Platinum group alloys are the key.

I see which alloys: take rhodium the best, which can be dipped for
longer, which need extra attention etc, and I have found that any
fraction of platinum group metals (platinum/palladium etc) help a
lot.

Cheers,
Phillip

Rhodium is possibly the most precious metal:

It is the whitest platinum group alloy. It is less inert then
platinum.

Electroplated, it is hard (but scratchy - a long term problem for
exposed unmatched metals).

It is much more expensive then platinum. Diamonds love it.

&, It binds best with platinum group metals.

www.platinumsmith.com.au

Hi Friends,

Can you tell me a way to easily remove a rhodium plating from a
sterling charm? I have a customer who wants to me oxidize a sterling
charm to match the rest of their charm bracelet, and unfortunately
the charm has been rhodium dipped.
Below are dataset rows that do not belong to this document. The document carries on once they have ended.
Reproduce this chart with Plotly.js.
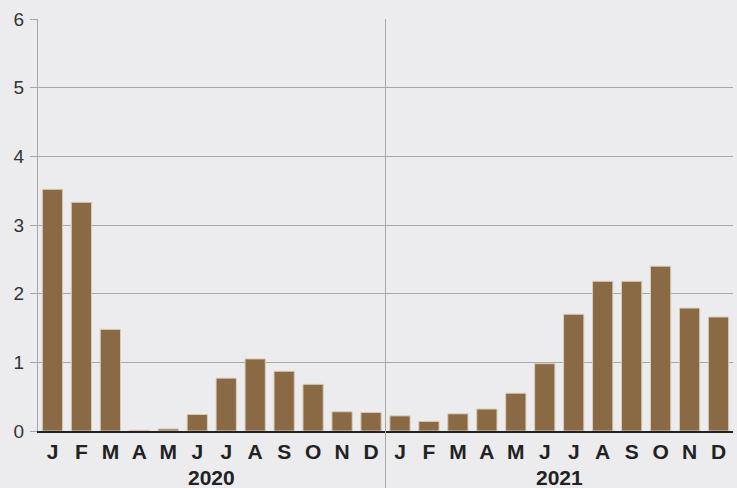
<!DOCTYPE html>
<html><head><meta charset="utf-8">
<script src="https://cdn.plot.ly/plotly-3.0.1.min.js"></script>
<style>html,body{margin:0;padding:0;background:#ececee;}</style>
</head><body>
<div id="chart" style="width:737px;height:488px;"></div>
<script>
const months = ["J","F","M","A","M","J","J","A","S","O","N","D"];
const years = ["2020","2021"];
const values2020 = [3.52, 3.33, 1.48, 0.01, 0.03, 0.24, 0.77, 1.05, 0.87, 0.68, 0.28, 0.27];
const values2021 = [0.22, 0.14, 0.25, 0.32, 0.55, 0.98, 1.70, 2.18, 2.18, 2.40, 1.79, 1.66];

const yvals = values2020.concat(values2021);
const xpos = yvals.map((_, i) => i);
const ticktext = months.concat(months).map(m => "<b>" + m + "</b>");

const data = [{
  type: "bar",
  x: xpos,
  y: yvals,
  marker: {color: "#8a6a45", line: {color: "#d9ccb8", width: 1}},
  hoverinfo: "none"
}];

const layout = {
  width: 737, height: 488,
  margin: {l: 38, r: 4, t: 19, b: 57},
  paper_bgcolor: "#ececee",
  plot_bgcolor: "#ececee",
  showlegend: false,
  bargap: 0.3,
  font: {family: "Liberation Sans, Arial, sans-serif", color: "#222"},
  xaxis: {
    range: [-0.5, 23.5],
    tickmode: "array",
    tickvals: xpos,
    ticktext: ticktext,
    tickfont: {size: 21, color: "#222"},
    ticks: "",
    ticklabelstandoff: 1,
    showgrid: false,
    zeroline: false,
    showline: true,
    linecolor: "#222",
    linewidth: 2,
    fixedrange: true
  },
  yaxis: {
    range: [0, 6],
    tickvals: [0,1,2,3,4,5,6],
    tickfont: {size: 19, color: "#333"},
    ticks: "outside",
    ticklen: 7,
    tickcolor: "#a8a8a8",
    ticklabelstandoff: 2,
    showgrid: true,
    gridcolor: "#a8a8a8",
    gridwidth: 1,
    zeroline: false,
    showline: true,
    linecolor: "#a8a8a8",
    linewidth: 1,
    fixedrange: true
  },
  shapes: [{
    type: "line", xref: "x", yref: "paper",
    x0: 11.5, x1: 11.5, y0: -0.14, y1: 1,
    line: {color: "#a8a8a8", width: 1}
  }],
  annotations: years.map((yr, i) => ({
    text: "<b>" + yr + "</b>",
    x: 5.5 + 12 * i, xref: "x",
    y: -0.113, yref: "paper",
    yanchor: "middle",
    showarrow: false,
    font: {size: 21, color: "#222"}
  }))
};

Plotly.newPlot("chart", data, layout, {displayModeBar: false, staticPlot: true});
</script>
</body></html>
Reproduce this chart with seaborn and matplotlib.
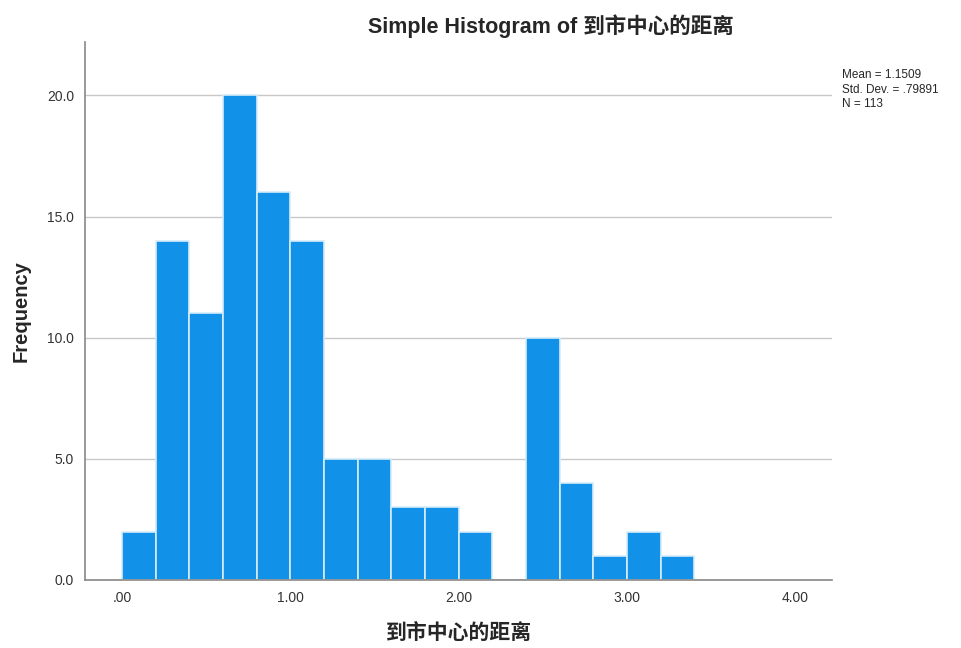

I steel-wooled it, but there are
just tons of crevices etc. that I can’t reach and of course those
areas need to take the Black Max.

Ideas?

Bonnie
Bonnie Alvarez
Owner, Birth Designs

Hi - the best way is to get is stripped - ie reverse electroplated.
Assuming you don’t have the facilities yourself, you can get this
done cheaply by anybody who offers a rhodium plating service.